Так обстоит дело с вопросом о возникновении богослужения времени, то есть с проблемой происхождения устава в современной науке. Должны ли мы безоговорочно принимать одну из указанных теорий? Нам представляется, что, несмотря на огромную ценность работ Дикса и Дагмора, обе высказываемые в них теории остаются в значительной степени гипотезами, требующими дальнейшего углубления. Во-первых, прав ли Дикс, уравнивая раннехристианскую эсхатологию с «мироотвержением» и выводя из этого уравнения невозможность богослужения времени, его несовместимость с эсхатологической сущностью Евхаристии?
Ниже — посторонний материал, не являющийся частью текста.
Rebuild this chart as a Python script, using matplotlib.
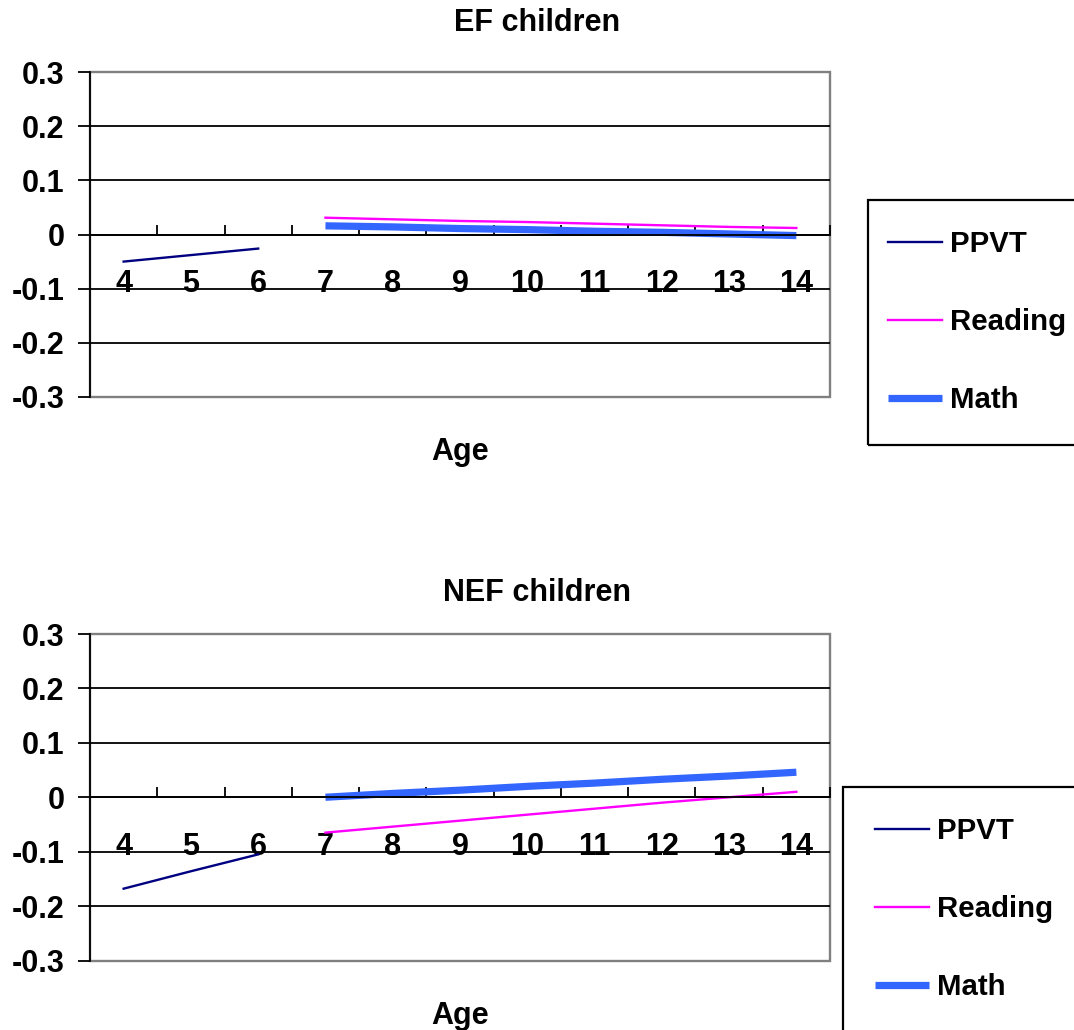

Не в том ли как раз все своеобразие и даже единственность культа, что в нем разные «утверждения», кажущиеся несовместимыми и противоречивыми, на деле претворяются в некий культовый синтез, снимающий и разрешающий эти противоречия? И не есть ли как раз этот синтез искомое подлинного литургического богословия, всех усилий понять и истолковать богослужение? Поэтому тот эсхатологизм, который Дикс справедливо считает присущим раннехристианскому богослужению, еще сам должен быть определен в свете всех элементов этого богослужения, есть опять-таки искомое, найти которое нужно, не отрицая a priori тех элементов, которые не подходят под только одно из возможных определений эсхатологии. Но у Дикса, по крайней мере, ясно выражен основной принцип, определивший переплавление еврейского культа в христианский, старое сделавший новым и положивший начало уже самостоятельному развитию нового. Принцип этот Дикс справедливо видит в исключительном, центральном месте Евхаристии в жизни ранней Церкви, в Таинстве, в котором христиане от начала видели выражение всей полноты своей веры. У Дагмора, который, конечно, не отрицает этого значения Евхаристии, связь между нею и богослужением, унаследованным от синагоги, остается неясной. Дикс за фактами видит в ранней Церкви определенное литургическое богословие, факты эти объясняющее. У Дагмора такое литургическое богословие как объединяющий принцип структуры и развития первохристианского богослужения остается не совсем ясным. Поэтому можно спросить: в таком ли противоречии находятся обе эти теории по отношению одна к другой, как это кажется с первого взгляда? И нельзя ли, углубив правду каждой из них, примирить эти правды так, что в совокупности они и дадут нам более целостный ответ на вопрос о происхождении Устава?